By John H. Foote

Da Five Bloods, Spike Lee’s fine haunting film for Netflix about four veterans returning to Vietnam years after the war, is among the year’s very best films, and among the best films Lee has ever made. It began streaming on Netflix in May of last year to excellent reviews, and it seemed to me Lee was headed for more Academy Award attention after finally winning his first for writing the screenplay to BlacKkKlansman (correct spelling) in 2018. His nomination for Best Director for that film was the first Oscar nomination for Best Director of his career, needless to say a slap in the face.

But a greater slap will be if he is snubbed as Best Director for Da Five Bloods!

Lee tried to make a war film in 2006 to dismal results, Miracle at St. Anna being a dreadful film that made the black soldiers look like dumb field hands. After voicing concerns that Clint Eastwood’s war films had no black soldiers, he decided to make his own, but it was a weak effort, one of his worst films.

Lee’s history with the Academy and being nominated is as spiky as Spike himself. He has been deserving so many times and been snubbed it is frankly an embarrassment to the Academy, so much so that just a few years ago he was given an Honorary Academy Award for Lifetime Achievement!

After bursting into the forefront of American film directors in the eighties, his major film, Do the Right Thing (1989) was hailed by North American for the masterpiece it was and won the Los Angeles Film Critics Award for Best Picture. Yet despite the glowing reviews, it was snubbed almost entirely for Academy Awards. No Best Picture, no Best Director despite clearly being the best in both categories. His Malcolm X (1992) was a magnificent film, anchored by a sizzling performance from Denzel Washington, but this was Lee’s film, an honest picture looking at Malcolm warts and all. Again the Academy robbed Lee, with just two nominations for the film.

And so it went.

In the nineties his seminal documentary Four Little Girls (1997) was nominated for Best Documentary Feature, but again Lee was snubbed, this time to a Holocaust film, which he predicted. In 2006 he directed When the Levees Broke, to this day the greatest documentary ever made, yet the Academy deemed it ineligible because it had played first on HBO. Ridiculous, a doc is a doc is a doc and how many get theatrical releases? It was not until 2018, more than 30 years after his breakthrough into film, Lee was finally a nominee for Best Director and won the screenplay award, both honors coming after the Lifetime Achievement Award.

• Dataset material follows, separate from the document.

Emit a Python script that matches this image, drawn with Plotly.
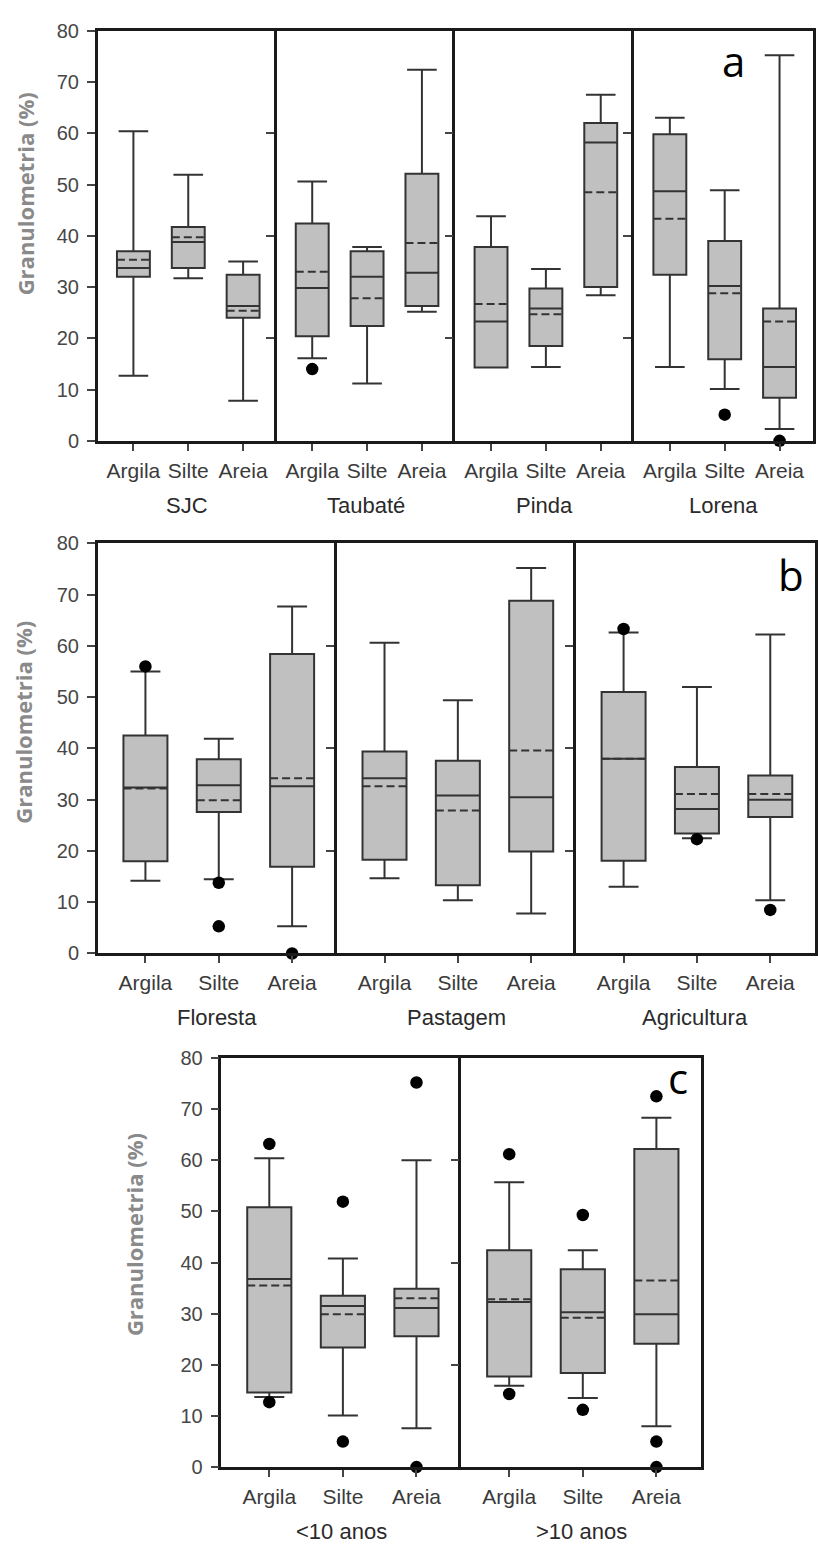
import plotly.graph_objects as go

# ---------------------------------------------------------------- data
categories = ["Argila", "Silte", "Areia"]

# Panel a: sampling sites (three fractions per site, left to right)
a_groups = ["SJC", "Taubaté", "Pinda", "Lorena"]
a_lower = [12.7, 31.7, 7.8, 16.1, 11.2, 25.2, 14.3, 14.4, 28.4, 14.4, 10.1, 2.3]
a_q1 = [32.0, 33.7, 24.0, 20.4, 22.4, 26.3, 14.3, 18.5, 30.0, 32.4, 15.9, 8.4]
a_median = [33.7, 38.8, 26.3, 29.8, 32.0, 32.8, 23.3, 25.8, 58.2, 48.7, 30.2, 14.4]
a_q3 = [37.0, 41.7, 32.4, 42.4, 37.0, 52.1, 37.8, 29.7, 62.0, 59.8, 39.0, 25.8]
a_upper = [60.4, 51.9, 35.0, 50.6, 37.8, 72.4, 43.8, 33.5, 67.5, 63.0, 48.9, 75.2]
a_mean = [35.3, 39.7, 25.4, 33.0, 27.8, 38.6, 26.7, 24.7, 48.5, 43.3, 28.8, 23.3]
a_out_box = [3, 10, 11]
a_out_val = [14.0, 5.1, 0.0]

# Panel b: land use
b_groups = ["Floresta", "Pastagem", "Agricultura"]
b_lower = [14.2, 14.5, 5.3, 14.7, 10.4, 7.8, 13.0, 22.5, 10.4]
b_q1 = [18.0, 27.6, 16.9, 18.3, 13.3, 19.9, 18.1, 23.4, 26.6]
b_median = [32.4, 32.8, 32.6, 34.2, 30.8, 30.5, 38.0, 28.2, 30.0]
b_q3 = [42.5, 37.9, 58.4, 39.4, 37.6, 68.8, 51.0, 36.4, 34.7]
b_upper = [55.0, 41.9, 67.7, 60.6, 49.4, 75.2, 62.6, 52.0, 62.2]
b_mean = [32.2, 29.9, 34.2, 32.6, 27.9, 39.6, 38.0, 31.1, 31.1]
b_out_box = [0, 1, 1, 2, 6, 7, 8]
b_out_val = [56.0, 13.8, 5.3, 0.0, 63.3, 22.3, 8.5]

# Panel c: time under use
c_groups = ["<10 anos", ">10 anos"]
c_lower = [13.7, 10.1, 7.6, 15.9, 13.5, 8.0]
c_q1 = [14.6, 23.4, 25.6, 17.7, 18.4, 24.1]
c_median = [36.8, 31.5, 31.1, 32.3, 30.3, 29.9]
c_q3 = [50.8, 33.5, 34.9, 42.4, 38.7, 62.2]
c_upper = [60.4, 40.8, 60.0, 55.7, 42.4, 68.3]
c_mean = [35.5, 29.9, 33.0, 32.8, 29.2, 36.5]
c_out_box = [0, 0, 1, 1, 2, 2, 3, 3, 4, 4, 5, 5, 5]
c_out_val = [63.2, 12.7, 51.9, 5.0, 75.2, 0.0, 61.2, 14.3, 49.3, 11.2, 72.5, 5.0, 0.0]

y_ticks = [0, 10, 20, 30, 40, 50, 60, 70, 80]

# ---------------------------------------------------------------- layout
W, H = 818, 1556
FONT = "Liberation Sans, Arial, sans-serif"
TITLE_FONT = "Open Sans, sans-serif"
BOX_FILL = "#c0c0c0"
BOX_LINE = "#333333"
FRAME = "#1a1a1a"
BOX_WIDTH = 0.6
positions = list(range(len(categories)))


def fx(p):
    return p / W


def fy(p):
    return 1 - p / H


panels = [
    dict(groups=a_groups, lower=a_lower, q1=a_q1, median=a_median, q3=a_q3,
         upper=a_upper, mean=a_mean, out_box=a_out_box, out_val=a_out_val,
         left=98, right=815, top=20, bottom=436, whisker=0.9,
         letter="a", letter_xy=(735, 50), title_xy=(25, 185), group_y=502),
    dict(groups=b_groups, lower=b_lower, q1=b_q1, median=b_median, q3=b_q3,
         upper=b_upper, mean=b_mean, out_box=b_out_box, out_val=b_out_val,
         left=98, right=817, top=540, bottom=956, whisker=0.68,
         letter="b", letter_xy=(793, 572), title_xy=(23, 721), group_y=1021),
    dict(groups=c_groups, lower=c_lower, q1=c_q1, median=c_median, q3=c_q3,
         upper=c_upper, mean=c_mean, out_box=c_out_box, out_val=c_out_val,
         left=222, right=703, top=1062, bottom=1477, whisker=0.68,
         letter="c", letter_xy=(680, 1082), title_xy=(135, 1241), group_y=1542),
]

fig = go.Figure()
annotations = []
idx = 0
for panel in panels:
    n = len(panel["groups"])
    step = (panel["right"] - panel["left"]) / n
    for g in range(n):
        idx += 1
        xname = "x" if idx == 1 else f"x{idx}"
        yname = "y" if idx == 1 else f"y{idx}"
        sl = slice(3 * g, 3 * g + 3)
        fig.add_trace(go.Box(
            x=positions,
            lowerfence=panel["lower"][sl], q1=panel["q1"][sl],
            median=panel["median"][sl], q3=panel["q3"][sl],
            upperfence=panel["upper"][sl],
            boxpoints=False, width=BOX_WIDTH,
            whiskerwidth=panel["whisker"],
            fillcolor=BOX_FILL, line=dict(color=BOX_LINE, width=2),
            xaxis=xname, yaxis=yname, showlegend=False,
        ))
        # dashed mean line across each box
        mx, my = [], []
        for p, m in zip(positions, panel["mean"][sl]):
            mx += [p - BOX_WIDTH / 2, p + BOX_WIDTH / 2, None]
            my += [m, m, None]
        fig.add_trace(go.Scatter(
            x=mx, y=my, mode="lines",
            line=dict(color=BOX_LINE, width=2, dash="8px,4px"),
            xaxis=xname, yaxis=yname, showlegend=False,
        ))
        # outliers
        ox = [b - 3 * g for b in panel["out_box"] if 3 * g <= b < 3 * g + 3]
        oy = [v for b, v in zip(panel["out_box"], panel["out_val"]) if 3 * g <= b < 3 * g + 3]
        if ox:
            fig.add_trace(go.Scatter(
                x=ox, y=oy, mode="markers", cliponaxis=False,
                marker=dict(color="black", size=12.5),
                xaxis=xname, yaxis=yname, showlegend=False,
            ))

        x0 = fx(panel["left"] + g * step)
        x1 = fx(panel["left"] + (g + 1) * step)
        first = g == 0
        last = g == n - 1
        fig.layout[f"xaxis{'' if idx == 1 else idx}"] = dict(
            domain=[x0, x1], anchor=yname,
            tickmode="array", tickvals=positions, ticktext=categories,
            range=[-0.65, 2.61], showgrid=False, zeroline=False,
            showline=True, mirror=True, linecolor=FRAME, linewidth=2.5,
            ticks="outside", ticklen=7, tickwidth=1.5, tickcolor="#444",
            ticklabelstandoff=2,
            tickfont=dict(family=FONT, size=21, color="#3a3a3a"),
        )
        # each divider is drawn once, by the left edge of the panel to its right
        fig.layout[f"yaxis{'' if idx == 1 else idx}"] = dict(
            domain=[fy(panel["bottom"]), fy(panel["top"])], anchor=xname,
            range=[0, 80], showgrid=False, zeroline=False,
            showline=True, mirror=last, linecolor=FRAME, linewidth=2.5,
            ticks="outside", ticklen=8, tickwidth=1.5, tickcolor="#444",
            tickvals=y_ticks if first else [20, 40, 60],
            showticklabels=first, ticklabelstandoff=4,
            tickfont=dict(family=FONT, size=20, color="#474747"),
        )
        annotations.append(dict(
            text=panel["groups"][g], xref="paper", yref="paper",
            x=(x0 + x1) / 2, y=fy(panel["group_y"]),
            xanchor="center", yanchor="middle", showarrow=False,
            font=dict(family=FONT, size=22, color="#2a2a2a"),
        ))

    annotations.append(dict(
        text="Granulometria (%)", xref="paper", yref="paper",
        x=fx(panel["title_xy"][0]), y=fy(panel["title_xy"][1]),
        xanchor="center", yanchor="middle", textangle=-90, showarrow=False,
        font=dict(family=TITLE_FONT, size=22, color="#8a8a8a", weight="bold"),
    ))
    annotations.append(dict(
        text=panel["letter"], xref="paper", yref="paper",
        x=fx(panel["letter_xy"][0]), y=fy(panel["letter_xy"][1]),
        xanchor="center", yanchor="middle", showarrow=False,
        font=dict(family=TITLE_FONT, size=42, color="black"),
    ))

fig.update_layout(
    width=W, height=H, margin=dict(l=0, r=0, t=0, b=0),
    paper_bgcolor="white", plot_bgcolor="white",
    annotations=annotations,
)

fig.write_html("out.html")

With Da Five Bloods he made a searing film about veterans in Vietnam, 40 or more years after the war. In a brilliant stroke of imagination, Lee did not cast younger lookalike actors as the younger versions of the main characters, but recognizing the story was memory, allowed the 50 and 60-year old actors to portray their younger selves. It worked brilliantly, with the late Chadwick Boseman portrayed Stormin’ Norman in his twenties because he was a ghost to the men having died tragically in Vietnam. Da Five Bloods was often deeply moving, with a profoundly brilliant performance from Delroy Lindo as a man with a dark secret and tortured by his nightmares.

It was a bold move from Lee but one that worked to absolute perfection. The result was a lush, striking film about a war that divided the United States and in many ways was still harboring deep scars from the countries and people who fought it. The film is easily among the finest five films made about the conflict in Vietnam.

So why?

Why is Spike Lee not a DGA nominee?

Why is he a long shot for an Oscar nominee?

Why, yet again, is he not being recognized for being the great filmmaker he truly is?

For all the talk about recognizing women for their artistry when directing, not recognizing Lee is an abomination.

Or is this about humiliating Netflix yet again? Get used to it Hollywood, they are here to stay.

So obviously is Spike Lee, who Oscars or not is among the greatest American directors in cinema history.